Walmart also invests in training their drivers so they can perform to their standards and use their technology to find the best routes to ensure their stores remain stocked. To retain their drivers, they emphasis work-life balance ensuring that their drivers have regular and predictable time at home. They also invest in truck safety and technology that improves working conditions for their drivers.
When I investigated Nordstrom’s supply chain, I could find very little information other than disruptions due to COVID-19. I suspected, given their business and people strategy, they might rely heavily on third party providers rather than have their own fleet of trucks and drivers. While I cannot definitively confirm this, I did note that they are not currently hiring truck drivers and a Google Maps view of their warehouse facilities only showed third party tractor trailers. So, while I am not certain, I suspect that Nordstrom outsources much of their logistics to third parties as it is not a central component of their business and people strategy. This is a common strategy for firms to outsource functions that are not core to its business strategy, this could be software development, call centers, employee surveys, security staff, truck drivers, etc.

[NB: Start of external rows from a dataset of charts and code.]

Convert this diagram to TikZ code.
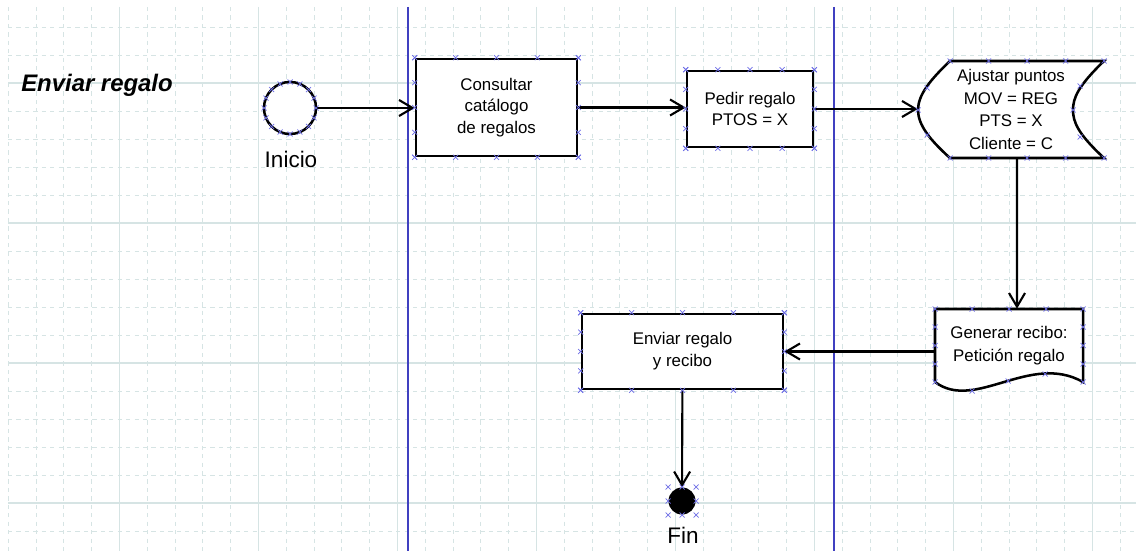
\documentclass[tikz,border=0pt]{standalone}
\usepackage{fontspec}
\setmainfont{Liberation Sans}
\usetikzlibrary{arrows.meta,calc}

\definecolor{gridc}{RGB}{214,228,228}
\definecolor{lanec}{RGB}{64,64,192}
\definecolor{markc}{RGB}{110,110,230}

\tikzset{
  box/.style={draw, line width=1.8pt, fill=white, align=center, font=\fontsize{12}{15.5}\selectfont},
  txt/.style={align=center, font=\fontsize{12}{16}\selectfont},
  outl/.style={draw, line width=1.8pt, fill=white},
  flow/.style={-{Straight Barb[length=3.4mm,width=4mm]}, line width=1.5pt},
  minor/.style={gridc, dash pattern=on 3pt off 3pt},
  major/.style={gridc, line width=0.8pt},
  xmk/.style={markc, line width=0.5pt}
}
\newcommand\cpmark[1]{\draw[xmk] #1 +(-2.5,-2.5) -- +(2.5,2.5) +(-2.5,2.5) -- +(2.5,-2.5);}

\begin{document}
\begin{tikzpicture}[x=0.025cm,y=-0.025cm]
\useasboundingbox (0,0) rectangle (1136,551);
% grid
\foreach \k in {0,...,40} \draw[minor] ({8+27.8*\k},7) -- ({8+27.8*\k},551);
\foreach \j in {0,...,18} \draw[minor] (8,{27+28*\j}) -- (1136,{27+28*\j});
\foreach \k in {4,9,...,39} \draw[major] ({8+27.8*\k},7) -- ({8+27.8*\k},551);
\foreach \j in {2,7,12,17} \draw[major] (8,{27+28*\j}) -- (1136,{27+28*\j});
% lanes
\draw[lanec, line width=1pt] (408,7) -- (408,551);
\draw[lanec, line width=1pt] (834,7) -- (834,551);

\node[anchor=base west, inner sep=0, font=\bfseries\itshape\fontsize{17}{20}\selectfont] (title) at (21,92) {Enviar regalo};

\node[circle, outl, minimum size=1.3cm, inner sep=0] (ini) at (290,108) {};
\node[anchor=base, font=\fontsize{16}{19}\selectfont] (ini-l) at (291,168) {Inicio};

\node[box, minimum width=4.025cm, minimum height=2.425cm] (cons) at (496.5,107.5) {Consultar\\catálogo\\de regalos};
\node[box, minimum width=3.15cm, minimum height=1.9cm] (ped) at (750,109) {Pedir regalo\\PTOS = X};

% display shape
\path[outl] (950,61) -- (1104,61) .. controls (1078,86) and (1073,98) .. (1073,110)
  .. controls (1073,122) and (1078,134) .. (1104,158) -- (950,158)
  .. controls (930,140) and (918,125) .. (918,110) .. controls (918,95) and (930,80) .. cycle;
\node[txt, minimum width=4.65cm, minimum height=2.425cm] (aju) at (1011,109.5) {Ajustar puntos\\MOV = REG\\PTS = X\\Cliente = C};

% document shape
\path[outl] (935,382) -- (935,309) -- (1083,309) -- (1083,382)
  .. controls (1030,352) and (975,412) .. (935,382);
\node[txt, minimum width=3.7cm, minimum height=1.825cm] (gen) at (1009,345.5) {Generar recibo:\\Petición regalo};

\node[box, minimum width=5.025cm, minimum height=1.875cm] (env) at (682.5,351.5) {Enviar regalo\\y recibo};

\node[circle, fill=black, minimum size=0.675cm, inner sep=0] (fin) at (682,501) {};
\node[anchor=base, font=\fontsize{16}{19}\selectfont] (fin-l) at (683,543) {Fin};

\draw[flow] (ini.east) -- (ini.east -| cons.west);
\draw[flow] (cons.east) -- (cons.east -| ped.west);
\draw[flow] (ped.east) -- (ped.east -| aju.west);
\draw[flow] ([xshift=0.15cm]aju.south) -- ([xshift=0.2cm]gen.north);
\draw[flow] (gen.west |- env.east) -- (env.east);
\draw[flow] (env) -- (fin);

% connection marks
\foreach \n in {cons,ped,env}
  \foreach \t in {0,0.25,0.5,0.75,1}
    \foreach \a/\b in {north west/north east,south west/south east,north west/south west,north east/south east}
      {\cpmark{($(\n.\a)!\t!(\n.\b)$)}}
\foreach \p in {(950,61),(988.5,61),(1027,61),(1065.5,61),(1104,61),(950,158),(988.5,158),(1027,158),(1065.5,158),(1104,158),
  (927,88),(918,110),(927,135),(1080,86),(1073,110),(1080,137)}
  {\cpmark{\p}}
\foreach \p in {(935,309),(972,309),(1009,309),(1046,309),(1083,309),(935,327),(935,345.5),(935,364),(935,382),
  (1083,327),(1083,345.5),(1083,364),(1083,382),(972,391),(1008,381),(1045,374)}
  {\cpmark{\p}}
\foreach \a in {0,22.5,...,337.5} {\cpmark{($(ini)+(\a:26)$)}}
\foreach \p in {(668,487),(682,487),(696,487),(668,501),(696,501),(668,515),(682,515),(696,515)}
  {\cpmark{\p}}
\end{tikzpicture}
\end{document}
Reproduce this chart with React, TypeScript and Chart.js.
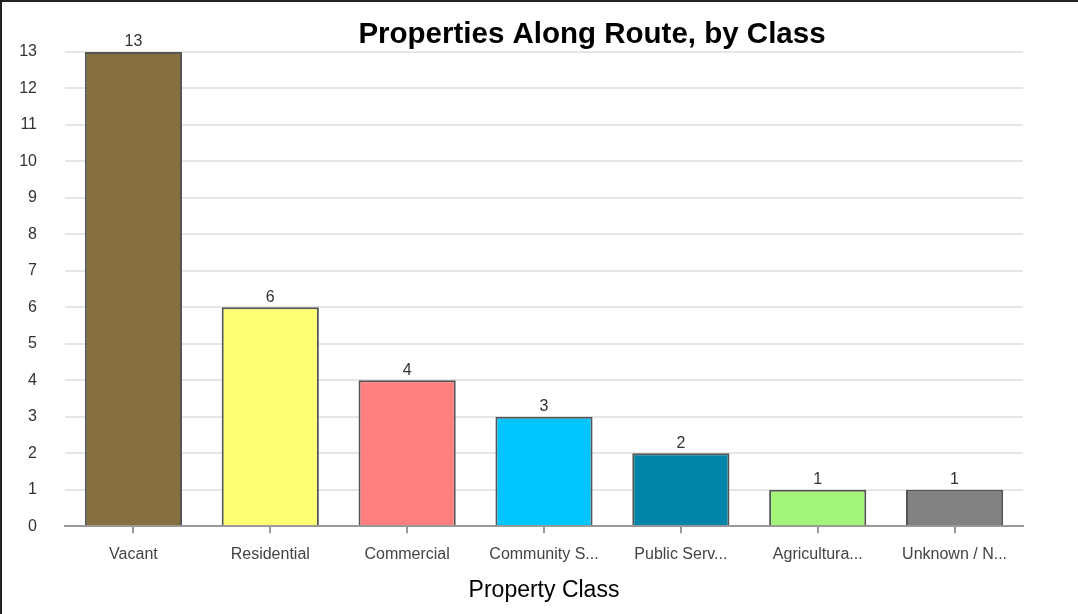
import React, { useEffect, useRef } from "react";
import { Chart, registerables } from "chart.js";

Chart.register(...registerables);

const categories = [
  "Vacant",
  "Residential",
  "Commercial",
  "Community Services",
  "Public Service",
  "Agricultural",
  "Unknown / Not Classified",
];
const counts = [13, 6, 4, 3, 2, 1, 1];
const barColors = ["#87703F", "#FFFF73", "#FF7F7F", "#00C5FF", "#0084A8", "#A3F57A", "#828282"];
const yTicks = [0, 1, 2, 3, 4, 5, 6, 7, 8, 9, 10, 11, 12, 13];

const FONT = "'Liberation Sans', Arial, Helvetica, sans-serif";

const titlePlugin = {
  id: "customTitle",
  afterDraw(chart: any) {
    const ctx = chart.ctx;
    ctx.save();
    ctx.font = `bold 29.5px ${FONT}`;
    ctx.fillStyle = "#000";
    ctx.textAlign = "center";
    ctx.textBaseline = "middle";
    ctx.fillText("Properties Along Route, by Class", 592, 35);
    ctx.restore();
  },
};

const valueLabelPlugin = {
  id: "valueLabels",
  afterDatasetsDraw(chart: any) {
    const ctx = chart.ctx;
    const meta = chart.getDatasetMeta(0);
    ctx.save();
    ctx.font = `16px ${FONT}`;
    ctx.fillStyle = "#333";
    ctx.textAlign = "center";
    ctx.textBaseline = "bottom";
    meta.data.forEach((bar: any, i: number) => {
      ctx.fillText(String(counts[i]), bar.x, bar.y - 2);
    });
    ctx.restore();
  },
};

export default function App() {
  const ref = useRef<HTMLCanvasElement | null>(null);

  useEffect(() => {
    if (!ref.current) return;
    const chart = new Chart(ref.current, {
      type: "bar",
      data: {
        labels: categories,
        datasets: [
          {
            data: counts,
            backgroundColor: barColors,
            borderColor: "#555",
            borderWidth: 2,
            barPercentage: 0.71,
            categoryPercentage: 1,
          },
        ],
      },
      options: {
        animation: false,
        responsive: true,
        maintainAspectRatio: false,
        layout: { padding: { top: 52, right: 55, bottom: 10, left: 0 } },
        plugins: {
          legend: { display: false },
          title: { display: false },
          tooltip: { enabled: false },
        },
        scales: {
          x: {
            grid: {
              display: true,
              drawOnChartArea: false,
              drawTicks: true,
              tickLength: 7,
              offset: false,
              color: "#999",
              lineWidth: 2,
            },
            border: { display: true, color: "#999", width: 2 },
            ticks: {
              color: "#444",
              font: { family: FONT, size: 16 },
              padding: 12,
              maxRotation: 0,
              autoSkip: false,
              callback: (_v: any, i: number) => {
                const s = categories[i];
                return s.length > 11 ? s.slice(0, 11) + "..." : s;
              },
            },
            title: {
              display: true,
              text: "Property Class",
              color: "#000",
              font: { family: FONT, size: 23 },
              padding: { top: 0, bottom: 0 },
            },
          },
          y: {
            min: 0,
            max: 13,
            afterBuildTicks: (scale: any) => {
              scale.ticks = yTicks.map((v) => ({ value: v }));
            },
            afterFit: (scale: any) => {
              scale.width = 65;
            },
            grid: { color: "#e6e6e6", lineWidth: 2, drawTicks: false },
            border: { display: false },
            ticks: {
              color: "#333",
              font: { family: FONT, size: 16 },
              padding: 28,
            },
          },
        },
      },
      plugins: [valueLabelPlugin, titlePlugin],
    });
    return () => chart.destroy();
  }, []);

  return (
    <div style={{ position: "fixed", left: 0, top: 0, width: 1078, height: 614, background: "#fff" }}>
      <canvas ref={ref} />
      <div
        style={{
          position: "absolute",
          left: 0,
          top: 0,
          width: 1078,
          height: 614,
          borderTop: "2px solid #222",
          borderLeft: "2px solid #222",
          boxSizing: "border-box",
          pointerEvents: "none",
        }}
      />
    </div>
  );
}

Conclusion: The Long-Term Link Between Business Success and People Strategy
Companies must both have a strong link between business and People Strategy, and that connection needs to be maintained as the business strategy inevitably evolves. The ability to adapt People Strategy in response to changes in business strategy is crucial for long-term success. In conclusion, aligning your People Strategy with your business goals is not just a one-time task but a continuous process that requires adjustment and refinement as your business evolves. By understanding the importance of each role within your organization and strategically investing in your workforce, you can build a strong foundation for achieving competitive advantage and long-term success.